▸ **Short problem**
Copy the lines of the data below exactly, starting at the first and stopping after the line that contains "const GREY = '#595959';"; include no pictures.

-- start Given information --

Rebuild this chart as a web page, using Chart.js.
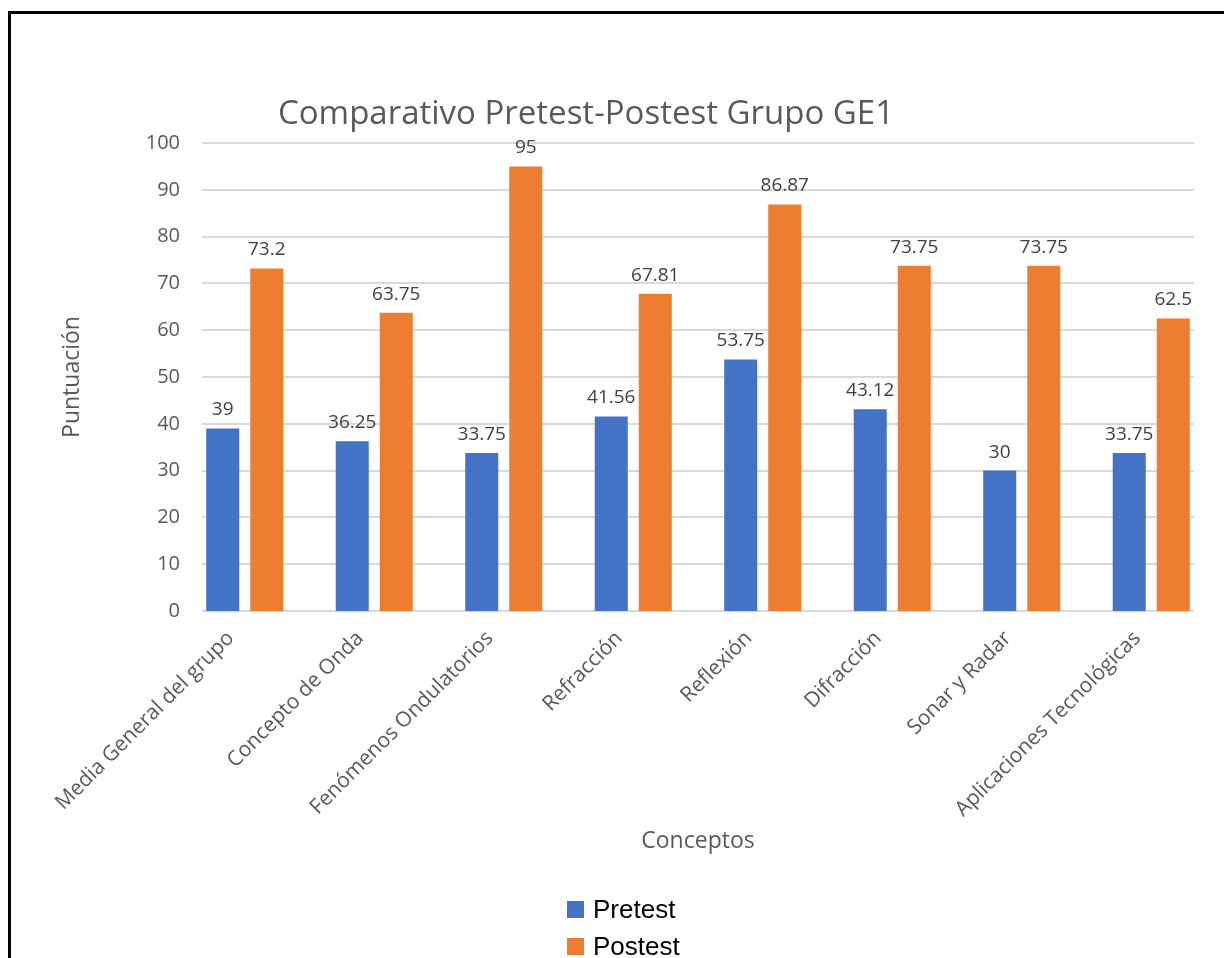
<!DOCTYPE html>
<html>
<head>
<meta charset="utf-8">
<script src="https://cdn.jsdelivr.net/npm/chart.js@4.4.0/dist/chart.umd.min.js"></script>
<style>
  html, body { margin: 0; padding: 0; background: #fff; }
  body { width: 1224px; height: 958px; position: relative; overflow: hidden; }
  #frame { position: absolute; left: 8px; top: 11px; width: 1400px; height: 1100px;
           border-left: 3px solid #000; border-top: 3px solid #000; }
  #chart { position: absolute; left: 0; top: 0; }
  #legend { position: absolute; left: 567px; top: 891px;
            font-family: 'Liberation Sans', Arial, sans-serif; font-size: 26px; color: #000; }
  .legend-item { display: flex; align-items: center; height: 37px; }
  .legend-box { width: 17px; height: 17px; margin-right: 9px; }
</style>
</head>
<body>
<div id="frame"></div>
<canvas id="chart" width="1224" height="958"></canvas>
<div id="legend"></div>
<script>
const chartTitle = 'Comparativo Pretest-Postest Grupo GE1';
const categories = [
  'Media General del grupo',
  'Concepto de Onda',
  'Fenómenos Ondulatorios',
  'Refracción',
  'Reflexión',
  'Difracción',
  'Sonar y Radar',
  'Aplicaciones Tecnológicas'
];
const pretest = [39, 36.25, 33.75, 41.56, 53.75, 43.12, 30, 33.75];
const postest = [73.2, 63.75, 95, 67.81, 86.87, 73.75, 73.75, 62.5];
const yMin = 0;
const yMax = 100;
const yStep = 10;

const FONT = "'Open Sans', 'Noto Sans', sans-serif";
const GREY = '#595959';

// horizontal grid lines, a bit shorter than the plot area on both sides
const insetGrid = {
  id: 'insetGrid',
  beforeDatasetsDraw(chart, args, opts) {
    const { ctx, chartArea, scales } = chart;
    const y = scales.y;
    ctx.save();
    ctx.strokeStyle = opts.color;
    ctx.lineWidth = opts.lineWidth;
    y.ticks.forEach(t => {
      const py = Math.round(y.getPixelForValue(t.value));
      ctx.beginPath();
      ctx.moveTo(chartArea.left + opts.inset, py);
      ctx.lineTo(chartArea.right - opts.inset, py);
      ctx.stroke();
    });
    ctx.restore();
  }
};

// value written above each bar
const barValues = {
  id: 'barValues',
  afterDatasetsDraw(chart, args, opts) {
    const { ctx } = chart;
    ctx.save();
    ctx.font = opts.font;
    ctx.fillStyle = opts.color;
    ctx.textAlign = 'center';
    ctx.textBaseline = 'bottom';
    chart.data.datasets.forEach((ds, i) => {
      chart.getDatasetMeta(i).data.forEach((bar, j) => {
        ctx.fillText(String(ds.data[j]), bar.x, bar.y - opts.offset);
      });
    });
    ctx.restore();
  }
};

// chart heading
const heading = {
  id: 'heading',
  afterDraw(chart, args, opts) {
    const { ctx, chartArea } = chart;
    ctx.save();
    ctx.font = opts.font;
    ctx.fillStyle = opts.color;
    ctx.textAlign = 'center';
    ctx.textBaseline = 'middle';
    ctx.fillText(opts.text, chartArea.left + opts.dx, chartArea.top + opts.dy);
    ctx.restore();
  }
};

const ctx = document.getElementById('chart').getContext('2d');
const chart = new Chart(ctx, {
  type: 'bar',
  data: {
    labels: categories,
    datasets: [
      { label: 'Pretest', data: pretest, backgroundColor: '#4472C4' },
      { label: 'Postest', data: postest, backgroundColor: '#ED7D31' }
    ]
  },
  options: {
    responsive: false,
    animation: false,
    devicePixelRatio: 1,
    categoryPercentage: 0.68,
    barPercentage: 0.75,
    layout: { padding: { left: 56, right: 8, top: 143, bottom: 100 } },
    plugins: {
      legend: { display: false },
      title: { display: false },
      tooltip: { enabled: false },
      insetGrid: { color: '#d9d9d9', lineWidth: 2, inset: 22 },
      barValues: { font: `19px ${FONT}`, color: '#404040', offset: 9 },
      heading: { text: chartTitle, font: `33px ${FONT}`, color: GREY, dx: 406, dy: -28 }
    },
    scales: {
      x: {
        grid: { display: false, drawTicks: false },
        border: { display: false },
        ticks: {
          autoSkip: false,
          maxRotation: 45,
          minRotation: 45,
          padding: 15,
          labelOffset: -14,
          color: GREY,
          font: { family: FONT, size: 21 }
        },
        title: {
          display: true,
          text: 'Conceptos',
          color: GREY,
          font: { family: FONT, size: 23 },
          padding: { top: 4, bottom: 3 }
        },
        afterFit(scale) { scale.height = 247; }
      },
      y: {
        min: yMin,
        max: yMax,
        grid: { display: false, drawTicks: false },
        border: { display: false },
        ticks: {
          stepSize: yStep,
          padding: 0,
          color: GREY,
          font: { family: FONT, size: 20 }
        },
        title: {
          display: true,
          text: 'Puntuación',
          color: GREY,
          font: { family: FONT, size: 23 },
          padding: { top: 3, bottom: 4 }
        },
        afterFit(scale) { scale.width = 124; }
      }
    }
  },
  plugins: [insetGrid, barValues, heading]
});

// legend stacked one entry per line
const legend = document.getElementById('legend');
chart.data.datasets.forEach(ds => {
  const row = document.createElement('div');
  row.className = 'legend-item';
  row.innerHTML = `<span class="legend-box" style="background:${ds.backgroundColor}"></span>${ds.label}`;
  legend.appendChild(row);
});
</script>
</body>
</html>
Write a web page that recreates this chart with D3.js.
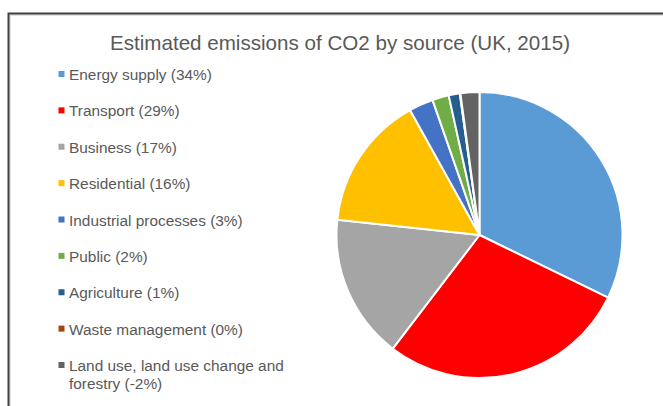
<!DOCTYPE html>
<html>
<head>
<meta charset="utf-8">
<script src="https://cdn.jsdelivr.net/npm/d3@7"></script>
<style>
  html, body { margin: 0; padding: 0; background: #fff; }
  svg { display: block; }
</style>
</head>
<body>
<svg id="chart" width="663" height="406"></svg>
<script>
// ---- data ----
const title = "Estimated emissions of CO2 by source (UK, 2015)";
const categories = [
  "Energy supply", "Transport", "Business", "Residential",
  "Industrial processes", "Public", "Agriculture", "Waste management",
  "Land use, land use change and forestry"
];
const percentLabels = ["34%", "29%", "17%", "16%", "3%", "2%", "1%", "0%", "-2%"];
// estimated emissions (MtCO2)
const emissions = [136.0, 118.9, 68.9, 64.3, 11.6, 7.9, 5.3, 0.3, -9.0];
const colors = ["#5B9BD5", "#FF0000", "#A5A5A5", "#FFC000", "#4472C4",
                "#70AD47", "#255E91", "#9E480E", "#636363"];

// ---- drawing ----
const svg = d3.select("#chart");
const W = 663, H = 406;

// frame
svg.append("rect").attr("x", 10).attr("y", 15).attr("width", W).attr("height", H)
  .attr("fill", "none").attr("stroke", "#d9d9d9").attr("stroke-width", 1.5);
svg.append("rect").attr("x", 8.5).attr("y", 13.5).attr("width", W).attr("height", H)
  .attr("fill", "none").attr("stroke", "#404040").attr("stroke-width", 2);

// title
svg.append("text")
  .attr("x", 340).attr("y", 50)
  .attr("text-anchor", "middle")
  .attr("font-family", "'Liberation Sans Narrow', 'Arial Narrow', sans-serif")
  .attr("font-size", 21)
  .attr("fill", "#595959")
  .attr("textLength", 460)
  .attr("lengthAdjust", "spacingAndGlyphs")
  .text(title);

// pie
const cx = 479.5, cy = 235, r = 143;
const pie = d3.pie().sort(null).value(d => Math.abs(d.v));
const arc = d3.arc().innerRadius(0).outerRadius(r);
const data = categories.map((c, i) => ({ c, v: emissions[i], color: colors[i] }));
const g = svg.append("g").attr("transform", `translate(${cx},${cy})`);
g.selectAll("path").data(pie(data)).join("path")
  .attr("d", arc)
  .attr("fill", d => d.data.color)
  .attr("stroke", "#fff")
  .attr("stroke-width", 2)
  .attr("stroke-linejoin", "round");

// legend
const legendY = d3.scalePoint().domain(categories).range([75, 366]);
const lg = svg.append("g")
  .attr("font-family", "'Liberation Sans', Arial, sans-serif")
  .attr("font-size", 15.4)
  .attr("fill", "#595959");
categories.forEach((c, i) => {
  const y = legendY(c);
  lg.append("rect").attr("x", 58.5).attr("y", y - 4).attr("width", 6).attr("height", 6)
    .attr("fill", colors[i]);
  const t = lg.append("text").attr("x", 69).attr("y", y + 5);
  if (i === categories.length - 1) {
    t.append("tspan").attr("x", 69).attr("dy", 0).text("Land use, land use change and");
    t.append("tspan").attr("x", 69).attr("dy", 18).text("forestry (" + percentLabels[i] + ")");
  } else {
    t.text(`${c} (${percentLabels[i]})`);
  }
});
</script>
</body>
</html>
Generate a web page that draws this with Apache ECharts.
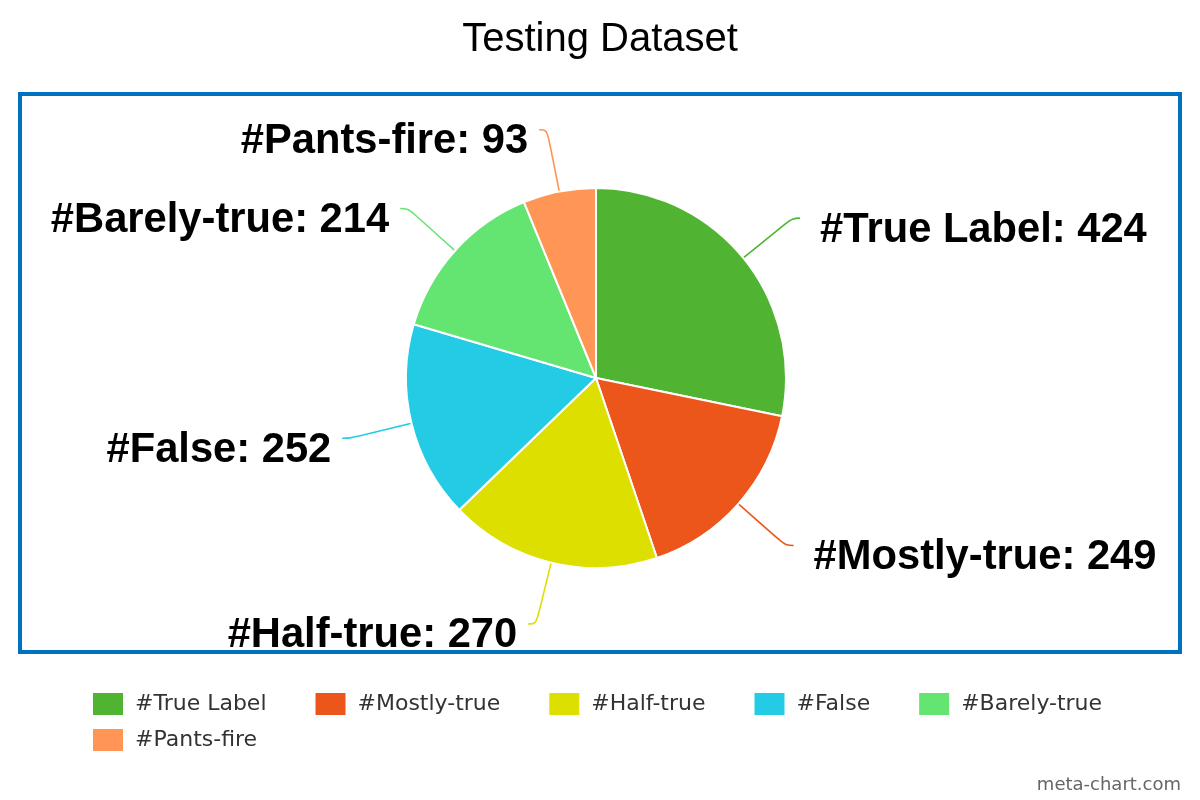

-- end Given information --

▸ **Answer below**
Rebuild this chart as a web page, using Chart.js.
<!DOCTYPE html>
<html>
<head>
<meta charset="utf-8">
<script src="https://cdn.jsdelivr.net/npm/chart.js@4.4.0/dist/chart.umd.min.js"></script>
<style>
  html, body { margin: 0; padding: 0; background: #fff; }
  body { width: 1224px; height: 958px; position: relative; overflow: hidden; }
  #frame { position: absolute; left: 8px; top: 11px; width: 1400px; height: 1100px;
           border-left: 3px solid #000; border-top: 3px solid #000; }
  #chart { position: absolute; left: 0; top: 0; }
  #legend { position: absolute; left: 567px; top: 891px;
            font-family: 'Liberation Sans', Arial, sans-serif; font-size: 26px; color: #000; }
  .legend-item { display: flex; align-items: center; height: 37px; }
  .legend-box { width: 17px; height: 17px; margin-right: 9px; }
</style>
</head>
<body>
<div id="frame"></div>
<canvas id="chart" width="1224" height="958"></canvas>
<div id="legend"></div>
<script>
const chartTitle = 'Comparativo Pretest-Postest Grupo GE1';
const categories = [
  'Media General del grupo',
  'Concepto de Onda',
  'Fenómenos Ondulatorios',
  'Refracción',
  'Reflexión',
  'Difracción',
  'Sonar y Radar',
  'Aplicaciones Tecnológicas'
];
const pretest = [39, 36.25, 33.75, 41.56, 53.75, 43.12, 30, 33.75];
const postest = [73.2, 63.75, 95, 67.81, 86.87, 73.75, 73.75, 62.5];
const yMin = 0;
const yMax = 100;
const yStep = 10;

const FONT = "'Open Sans', 'Noto Sans', sans-serif";
const GREY = '#595959';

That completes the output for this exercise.